→ Challenge
Produce a word-for-word copy of the listing below without its pictures.

→ Data extract
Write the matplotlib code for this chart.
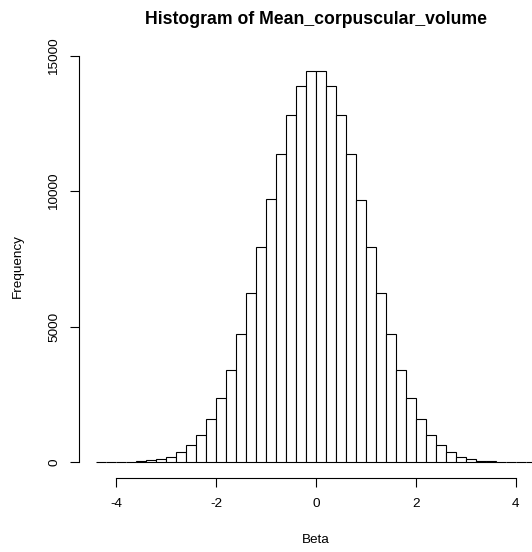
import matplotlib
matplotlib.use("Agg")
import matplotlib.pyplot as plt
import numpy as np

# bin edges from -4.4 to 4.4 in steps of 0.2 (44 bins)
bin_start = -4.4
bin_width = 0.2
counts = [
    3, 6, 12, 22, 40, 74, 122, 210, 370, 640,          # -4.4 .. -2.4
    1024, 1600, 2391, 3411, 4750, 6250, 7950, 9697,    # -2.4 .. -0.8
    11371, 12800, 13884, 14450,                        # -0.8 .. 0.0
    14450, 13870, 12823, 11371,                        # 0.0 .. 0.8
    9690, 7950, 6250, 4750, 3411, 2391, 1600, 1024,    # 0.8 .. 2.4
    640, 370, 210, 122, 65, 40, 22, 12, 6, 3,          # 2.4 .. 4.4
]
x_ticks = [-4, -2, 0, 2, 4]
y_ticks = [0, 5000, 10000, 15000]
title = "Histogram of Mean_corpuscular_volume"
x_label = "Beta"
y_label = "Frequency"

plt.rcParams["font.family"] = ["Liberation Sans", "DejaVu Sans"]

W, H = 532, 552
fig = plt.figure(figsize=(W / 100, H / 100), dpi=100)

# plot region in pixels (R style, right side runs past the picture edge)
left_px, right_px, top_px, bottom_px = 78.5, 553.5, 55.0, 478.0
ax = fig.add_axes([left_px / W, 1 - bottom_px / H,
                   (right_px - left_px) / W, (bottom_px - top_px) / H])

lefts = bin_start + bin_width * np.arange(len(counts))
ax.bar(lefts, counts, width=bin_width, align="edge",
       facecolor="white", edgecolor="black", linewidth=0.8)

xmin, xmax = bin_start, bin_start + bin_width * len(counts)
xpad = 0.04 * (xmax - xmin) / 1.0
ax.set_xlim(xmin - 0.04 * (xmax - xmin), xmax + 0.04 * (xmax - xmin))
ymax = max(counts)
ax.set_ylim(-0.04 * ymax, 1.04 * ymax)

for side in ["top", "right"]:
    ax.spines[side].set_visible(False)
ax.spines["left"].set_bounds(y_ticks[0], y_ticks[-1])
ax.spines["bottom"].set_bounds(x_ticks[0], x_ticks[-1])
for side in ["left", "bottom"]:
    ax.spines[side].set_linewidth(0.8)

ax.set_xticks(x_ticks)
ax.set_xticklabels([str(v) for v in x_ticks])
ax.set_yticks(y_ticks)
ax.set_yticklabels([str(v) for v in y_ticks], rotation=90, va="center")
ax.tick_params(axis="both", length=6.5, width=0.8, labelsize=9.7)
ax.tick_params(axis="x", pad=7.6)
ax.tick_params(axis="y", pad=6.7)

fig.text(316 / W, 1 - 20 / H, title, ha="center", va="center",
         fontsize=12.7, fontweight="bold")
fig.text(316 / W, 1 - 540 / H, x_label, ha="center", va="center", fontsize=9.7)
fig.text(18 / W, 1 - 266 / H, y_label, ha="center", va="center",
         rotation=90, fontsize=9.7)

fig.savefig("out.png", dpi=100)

→ Exercise solution
Write the matplotlib code for this chart.
import matplotlib
matplotlib.use("Agg")
import matplotlib.pyplot as plt
import numpy as np

# bin edges from -4.4 to 4.4 in steps of 0.2 (44 bins)
bin_start = -4.4
bin_width = 0.2
counts = [
    3, 6, 12, 22, 40, 74, 122, 210, 370, 640,          # -4.4 .. -2.4
    1024, 1600, 2391, 3411, 4750, 6250, 7950, 9697,    # -2.4 .. -0.8
    11371, 12800, 13884, 14450,                        # -0.8 .. 0.0
    14450, 13870, 12823, 11371,                        # 0.0 .. 0.8
    9690, 7950, 6250, 4750, 3411, 2391, 1600, 1024,    # 0.8 .. 2.4
    640, 370, 210, 122, 65, 40, 22, 12, 6, 3,          # 2.4 .. 4.4
]
x_ticks = [-4, -2, 0, 2, 4]
y_ticks = [0, 5000, 10000, 15000]
title = "Histogram of Mean_corpuscular_volume"
x_label = "Beta"
y_label = "Frequency"

plt.rcParams["font.family"] = ["Liberation Sans", "DejaVu Sans"]

W, H = 532, 552
fig = plt.figure(figsize=(W / 100, H / 100), dpi=100)

# plot region in pixels (R style, right side runs past the picture edge)
left_px, right_px, top_px, bottom_px = 78.5, 553.5, 55.0, 478.0
ax = fig.add_axes([left_px / W, 1 - bottom_px / H,
                   (right_px - left_px) / W, (bottom_px - top_px) / H])

lefts = bin_start + bin_width * np.arange(len(counts))
ax.bar(lefts, counts, width=bin_width, align="edge",
       facecolor="white", edgecolor="black", linewidth=0.8)

xmin, xmax = bin_start, bin_start + bin_width * len(counts)
xpad = 0.04 * (xmax - xmin) / 1.0
ax.set_xlim(xmin - 0.04 * (xmax - xmin), xmax + 0.04 * (xmax - xmin))
ymax = max(counts)
ax.set_ylim(-0.04 * ymax, 1.04 * ymax)

for side in ["top", "right"]:
    ax.spines[side].set_visible(False)
ax.spines["left"].set_bounds(y_ticks[0], y_ticks[-1])
ax.spines["bottom"].set_bounds(x_ticks[0], x_ticks[-1])
for side in ["left", "bottom"]:
    ax.spines[side].set_linewidth(0.8)

ax.set_xticks(x_ticks)
ax.set_xticklabels([str(v) for v in x_ticks])
ax.set_yticks(y_ticks)
ax.set_yticklabels([str(v) for v in y_ticks], rotation=90, va="center")
ax.tick_params(axis="both", length=6.5, width=0.8, labelsize=9.7)
ax.tick_params(axis="x", pad=7.6)
ax.tick_params(axis="y", pad=6.7)

fig.text(316 / W, 1 - 20 / H, title, ha="center", va="center",
         fontsize=12.7, fontweight="bold")
fig.text(316 / W, 1 - 540 / H, x_label, ha="center", va="center", fontsize=9.7)
fig.text(18 / W, 1 - 266 / H, y_label, ha="center", va="center",
         rotation=90, fontsize=9.7)

fig.savefig("out.png", dpi=100)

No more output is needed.